Repo and Reverse Repo Market The repo market allows banks to borrow by selling government securities with an agreement to repurchase. Reverse repo is the opposite. These tools are used by RBI for short-term liquidity management and interest rate signaling.
Discount and Finance House of India (DFHI) DFHI was set up in 1988 by RBI to develop a secondary market in money market instruments. It enhances liquidity, provides bid-ask quotes, and facilitates smooth functioning of the short-term funds market.
Innovations in Money Market Recent innovations include: - Introduction of MIBOR (Mumbai Interbank Offer Rate) - VRRR (Variable Rate Reverse Repo) - Electronic auction of T-Bills These have increased transparency and efficiency.
Comparing Capital and Money Market The capital market deals with long-term funds and securities, whereas the money market focuses on short-term debt instruments. They differ in instruments, maturity, participants, and regulation.
Advantages of Money Market Advantages include: - Low risk and high liquidity - Cost-effective borrowing for businesses - Efficient monetary policy transmission - Flexible maturity options for investors.
Limitations of Indian Money Market Limitations include: - Lack of integration between organized and unorganized sectors - Limited participation - Seasonal liquidity issues - Inadequate penetration in rural areas.
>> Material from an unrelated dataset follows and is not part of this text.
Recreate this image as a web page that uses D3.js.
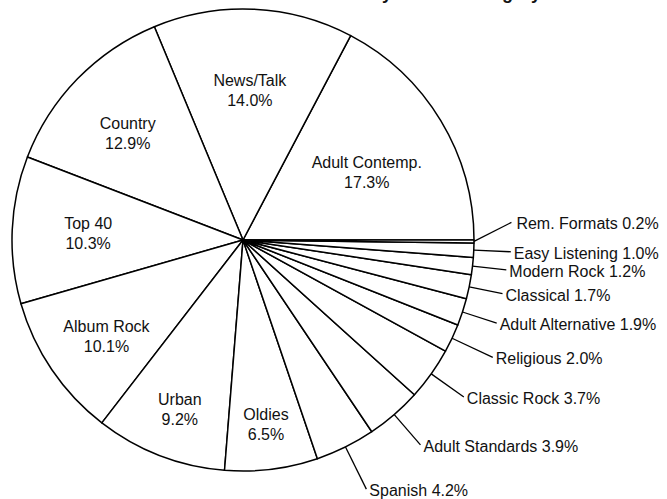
<!DOCTYPE html>
<html><head><meta charset="utf-8">
<script src="https://cdn.jsdelivr.net/npm/d3@7"></script>
<style>
body{margin:0;background:#fff;}
text{font-family:"Liberation Sans",Arial,Helvetica,sans-serif;fill:#111;}
</style>
</head><body>
<svg id="chart" width="667" height="499"></svg>
<script>
// ---- data ----
const categories = ["Adult Contemp.","News/Talk","Country","Top 40","Album Rock","Urban","Oldies",
  "Spanish","Adult Standards","Classic Rock","Religious","Adult Alternative","Classical",
  "Modern Rock","Easy Listening","Rem. Formats"];
const shares = [17.3,14.0,12.9,10.3,10.1,9.2,6.5,4.2,3.9,3.7,2.0,1.9,1.7,1.2,1.0,0.2];
const pctLabels = ["17.3%","14.0%","12.9%","10.3%","10.1%","9.2%","6.5%","4.2%","3.9%","3.7%","2.0%","1.9%","1.7%","1.2%","1.0%","0.2%"];
const chartTitle = "Stations by Format Category";

// ---- layout (not data) ----
const W = 667, H = 499;
const cx = 243, cy = 240, R = 231;
const insideCount = 7;
// inside label radius and angle nudge (degrees, d3 convention)
const insideLayout = [[141,2.5],[150,0],[157,-1.5],[155,0],[167,-1],[181,-0.7],[186,0]];
// outside leader lengths; Rem. Formats leader bends upward
const leaderLen = [47,40,40,45,36,34,34,37,42];
const deg = Math.PI/180;

const svg = d3.select("#chart");
const g = svg.append("g").attr("transform",`translate(${cx},${cy})`);

const data = categories.map((c,i)=>({name:c, value:shares[i], pct:pctLabels[i]}));
const pie = d3.pie().sort(null).value(d=>d.value)
  .startAngle(Math.PI/2).endAngle(Math.PI/2 - 2*Math.PI);
const arcs = pie(data);
const arc = d3.arc().innerRadius(0).outerRadius(R);

g.selectAll("path.slice").data(arcs).join("path")
  .attr("class","slice")
  .attr("d",arc)
  .attr("fill","#fff")
  .attr("stroke","#000")
  .attr("stroke-width",1.5)
  .attr("stroke-linejoin","round");

const pt = (a,r)=>[r*Math.sin(a), -r*Math.cos(a)];

// inside labels
arcs.slice(0,insideCount).forEach((d,i)=>{
  const a = (d.startAngle+d.endAngle)/2 + insideLayout[i][1]*deg;
  const [x,y] = pt(a, insideLayout[i][0]);
  const t = g.append("text").attr("text-anchor","middle").attr("font-size",16)
    .attr("x",x).attr("y",y);
  t.append("tspan").attr("x",x).attr("y",y-10).attr("dominant-baseline","central").text(d.data.name);
  t.append("tspan").attr("x",x).attr("y",y+10).attr("dominant-baseline","central").text(d.data.pct);
});

// outside labels with leader lines
arcs.slice(insideCount).forEach((d,j)=>{
  const a = (d.startAngle+d.endAngle)/2;
  const [x0,y0] = pt(a,R);
  let x1,y1,gap=3;
  if (d.data.name === "Rem. Formats") {
    const b = 63*deg; // leader angle, d3 convention
    x1 = x0 + leaderLen[j]*Math.sin(b); y1 = y0 - leaderLen[j]*Math.cos(b); gap = 5;
  } else {
    [x1,y1] = pt(a, R+leaderLen[j]);
  }
  g.append("line").attr("x1",x0).attr("y1",y0).attr("x2",x1).attr("y2",y1)
    .attr("stroke","#000").attr("stroke-width",1.3);
  g.append("text").attr("x",x1+gap).attr("y",y1+1.5).attr("font-size",16)
    .attr("dominant-baseline","central").text(`${d.data.name} ${d.data.pct}`);
});

// title (cut off at the top of the frame, as in the reference)
svg.append("text").attr("x",418).attr("y",-1.5).attr("text-anchor","middle")
  .attr("font-size",18).attr("font-weight","bold").text(chartTitle);
</script>
</body></html>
Deficiencies of Indian Money Market Deficiencies include a weak bill market, dominance of call money, lack of transparency in unorganized sector, and insufficient regulatory enforcement. These hinder full efficiency.
Recent Trends in Money Market Recent trends include the introduction of electronic trading platforms, shift to digital settlement, growth of MMFs, and higher institutional participation. RBI’s modernization efforts continue.
Conclusion The money market plays an indispensable role in maintaining liquidity, implementing monetary policy, and providing a safe avenue for short-term investment and funding in the Indian economy.